DİSK/Genel-İş İstanbul Şubeleri çağrısıyla Kadıköy’de bir araya gelen yüzlerce belediye işçisi “Krizin faturasını ödemeyeceğiz” dedi. Talepleri “Ücretler artırılsın, vergi adaleti sağlansın, elektriğe, suya, doğal gaza, ulaşıma,suya zam yapılmasın” olan işçiler “Krizin bedeli patronlara”, “Susma sustukça sıra sana gelecek” sloganları attı. İşçilerin eylemine bir çok siyasi parti ve DKÖ’de katılarak destek verdi. Eylemde tutuklu inşaat işçilerinin de serbest bırakılması talep edildi.
Evrensel’de yer alan habere göre, Eylemde konuşan Genel-İş Genel Başkanı Remzi Çalışkan, “Çocuklarımızın okul ihtiyacını yeterince karşılayamadık. Emekçilerin, çalışanların sorunları var. Ekonomik krizin lafını etmek suç. Biz bunu yaşıyoruz. Markette pazarda mutfakta ekonomik krizle karşı karşıyayız. Genç işsizlerin sayısı arttı. Temel gıda ihtiyacımızı bile karşılayamayacak durumdayız. Krizin bedelini yaratanlar ödesin” dedi.
Belediye işçisinin TİS hakkı gasp edildi
Belediye işçilerinin TİS ve grev hakkının gasp edildiğini söyleyen Çalışkan. “Uluslararası güvence altındaki TİS hakkımız 2020’ye kadar gasp edildi. Arkadaşlarımız adeta cezalandırılmış oldu” dedi. İşçilerin ücretine YHK kararı ile yapılan yüzde 4+4 artışa ek olarak ücretlerin en azından Eylül ayındaki yıllık enflasyon artış oranı düzeyinde (yüzde 24.52) artırılması gerektiğini ifade eden Çalışkan, “Kamuya geçişi yapılan için de belediye şirketlerine geçirilen işçiler için özgür TİS yapma hakkı tanınsın diyoruz. Enflasyon oranında yani yüzde 25 zam yapılsın diyoruz. Tüm ücretlere artış yapılmalıdır. Enflasyon bu ekonomik krizin bedelini biz ödemeyeceğiz” dedi.

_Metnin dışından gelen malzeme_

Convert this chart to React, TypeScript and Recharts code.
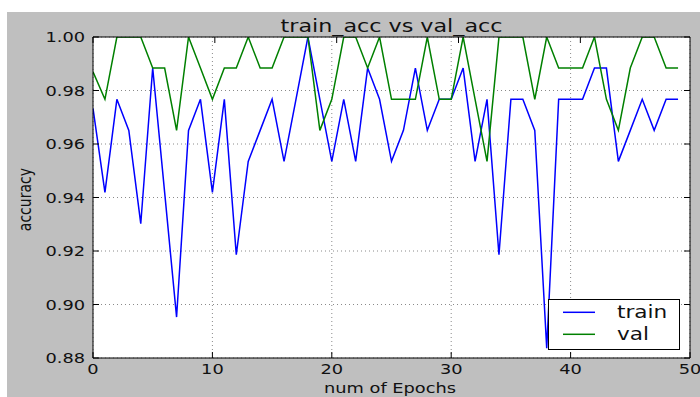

“Demokrasi herkese lazım” diyerek konuşmasına devam eden Çalışkan şöyle konuştu: “Biz aynı zamanda bu mücadeleyi demokrasi mücadelesi olarak görüyoruz. Ohal döneminde ihraç edilen üyelerimiz için adalet istiyoruz. Gerekçesiz şekilde ihraç edilip perişan edildiler. İşlerine iade edilmelerini talep ediyoruz.”
Yapılan eylemde DİSK Genel Başkanı Arzu Çerkezoğlu da bir konuşma yaptı. Çerkezoğlu konuşmasında “Türkiye adım adım ekonomik krize sürüklenmektedir. Bu krizin sorumlusu siyasi iktarın politikasıdır. Aldığı borcu betona gömen, tüketimi artıran politikalar ülkeyi krize sürükledi. Bu krizi bizler yaratmadık. İşyerlerinde ölümü göze alarak çalışıyoruz. Bugün bu krizin bütün faturasını ücretlere, kıdem tazminatına el uzatılarak sermayeye peşkeş çekilerek fatura bize ödetilmek isteniyor. Türkiye’nin 467 milyar dolar dış borcu var. İşçi sınıfı olarak borçlu değil alacaklıyız. Büyümeden payımızı alamadığımız için işçi sınıfı alacaklıdır. Bu ülkenin tüm değerlerini ve güzelliklerini üretenler bu faturayı ödemeyecek. Tüm demokrasi güçleriyle emeğimizin hakkını almak için bu mücadeleyi başlattık.”ifadelerine yer verdi.